• _Stated exercise_
Skip all pictures, then copy the lines from the start of the data through the line with "from matplotlib.lines import Line2D", keeping both ends.

• _Supplied material_
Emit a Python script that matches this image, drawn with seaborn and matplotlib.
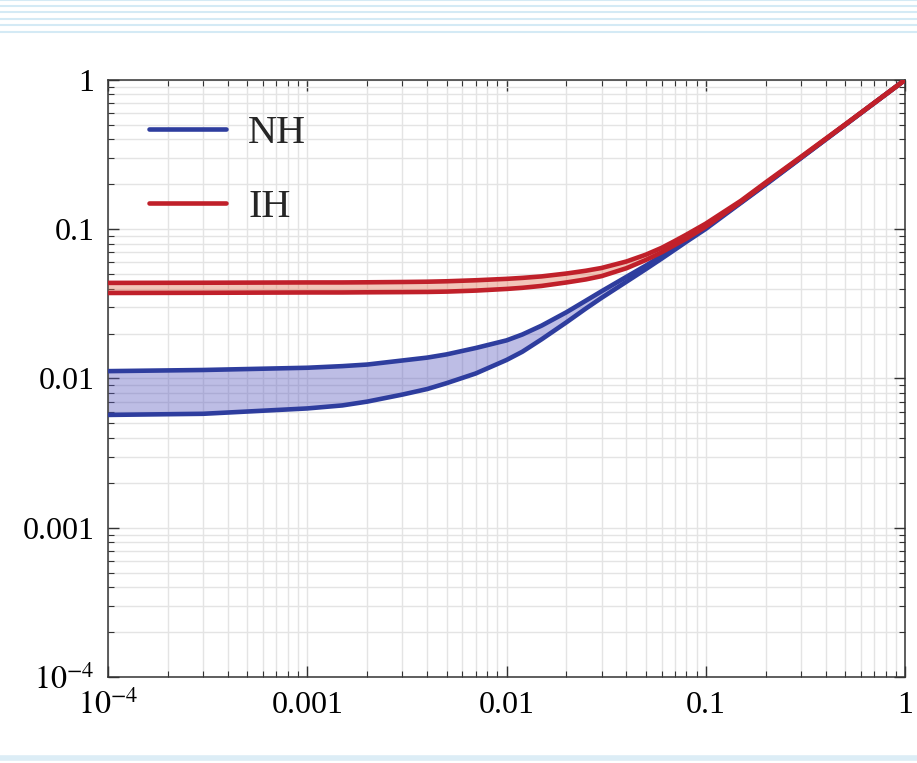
import numpy as np
import pandas as pd
import matplotlib
matplotlib.use("Agg")
import matplotlib.pyplot as plt
import seaborn as sns
from matplotlib.lines import Line2D

# Values
x_vals = [1e-4, 3e-4, 1e-3, 1.5e-3, 2e-3, 3e-3, 4e-3, 5e-3, 7e-3, 0.01, 0.012, 0.015, 0.02, 0.025,
          0.03, 0.04, 0.05, 0.06, 0.07, 0.08, 0.1, 0.15, 0.2, 0.3, 0.5, 1.0]
nh_upper = [0.0112, 0.0114, 0.0118, 0.0121, 0.0124, 0.0132, 0.0138, 0.0145, 0.0160, 0.0180, 0.0197, 0.0226,
            0.0278, 0.0332, 0.0384, 0.0480, 0.0570, 0.0663, 0.0755, 0.0845, 0.1030, 0.151, 0.2005, 0.300,
            0.500, 1.0]
nh_lower = [0.0057, 0.0058, 0.0063, 0.0066, 0.0070, 0.0078, 0.0085, 0.0093, 0.0108, 0.0133, 0.0151, 0.0183,
            0.0238, 0.0294, 0.0347, 0.0445, 0.0540, 0.0635, 0.0730, 0.0825, 0.1005, 0.150, 0.199, 0.299,
            0.499, 1.0]
ih_upper = [0.0437, 0.0438, 0.0440, 0.0440, 0.0441, 0.0443, 0.0445, 0.0448, 0.0455, 0.0465, 0.0472, 0.0483,
            0.0505, 0.0527, 0.0550, 0.0608, 0.0675, 0.0750, 0.0835, 0.0920, 0.1090, 0.155, 0.206, 0.305,
            0.503, 1.0]
ih_lower = [0.0374, 0.0375, 0.0377, 0.0377, 0.0378, 0.0379, 0.0380, 0.0382, 0.0388, 0.0398, 0.0405, 0.0417,
            0.0440, 0.0461, 0.0485, 0.0548, 0.0622, 0.0700, 0.0785, 0.0865, 0.1040, 0.1525, 0.203, 0.302,
            0.501, 1.0]

tick_vals = [1e-4, 1e-3, 1e-2, 1e-1, 1]
x_labels = [r"$10^{-4}$", "0.001", "0.01", "0.1", "1"]
y_labels = [r"$10^{-4}$", "0.001", "0.01", "0.1", "1"]

df = pd.DataFrame({
    "x": x_vals,
    "nh_upper": nh_upper,
    "nh_lower": nh_lower,
    "ih_upper": ih_upper,
    "ih_lower": ih_lower,
})

sns.set_theme(style="ticks")
plt.rcParams["font.family"] = ["Liberation Serif", "DejaVu Serif"]
plt.rcParams["mathtext.fontset"] = "stix"

blue = "#2e3d9e"
red = "#c0202a"

fig = plt.figure(figsize=(9.17, 7.63), dpi=100)
ax = fig.add_axes([0.1178, 0.1127, 0.8691, 0.7825])
ax.set_xscale("log")
ax.set_yscale("log")

# Shaded bands
ax.fill_between(df["x"], df["nh_lower"], df["nh_upper"], color="#5a5abf", alpha=0.4, lw=0, zorder=2)
ax.fill_between(df["x"], df["ih_lower"], df["ih_upper"], color="#e07050", alpha=0.4, lw=0, zorder=3)

# Boundary curves
sns.lineplot(data=df, x="x", y="nh_upper", color=blue, lw=3.3, ax=ax, label="NH", zorder=4)
sns.lineplot(data=df, x="x", y="nh_lower", color=blue, lw=3.3, ax=ax, label="_nolegend_", zorder=4)
sns.lineplot(data=df, x="x", y="ih_upper", color=red, lw=3.3, ax=ax, label="IH", zorder=5)
sns.lineplot(data=df, x="x", y="ih_lower", color=red, lw=3.3, ax=ax, label="_nolegend_", zorder=5)

ax.set_xlim(1e-4, 1)
ax.set_ylim(1e-4, 1)
ax.set_xticks(tick_vals)
ax.set_xticklabels(x_labels)
ax.set_yticks(tick_vals)
ax.set_yticklabels(y_labels)
ax.set_xlabel("")
ax.set_ylabel("")

ax.grid(which="both", color="#e4e4e4", lw=1.0, zorder=0)
ax.set_axisbelow(True)
ax.tick_params(which="both", direction="in", top=True, right=True, colors="#333333",
               labelcolor="black")
ax.tick_params(which="major", length=8, width=1.0, labelsize=23, pad=10)
ax.tick_params(which="minor", length=4, width=0.8)
for s in ax.spines.values():
    s.set_color("#333333")
    s.set_linewidth(1.1)

leg = ax.legend(loc="upper left", bbox_to_anchor=(0.052, 0.942), frameon=False,
                fontsize=29, handlelength=1.9, handletextpad=0.55, labelspacing=0.92,
                borderpad=0.0, borderaxespad=0.0)

# slide background stripes
for yy in [1.0, 0.992, 0.984, 0.975, 0.967, 0.958]:
    fig.add_artist(Line2D([0, 1], [yy, yy], transform=fig.transFigure, color="#d4eaf5", lw=1.5))
fig.add_artist(Line2D([0, 1], [0.006, 0.006], transform=fig.transFigure, color="#dcedf6", lw=4))

fig.savefig("out.png", dpi=100)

• _Finished exercise_
Emit a Python script that matches this image, drawn with seaborn and matplotlib.
import numpy as np
import pandas as pd
import matplotlib
matplotlib.use("Agg")
import matplotlib.pyplot as plt
import seaborn as sns
from matplotlib.lines import Line2D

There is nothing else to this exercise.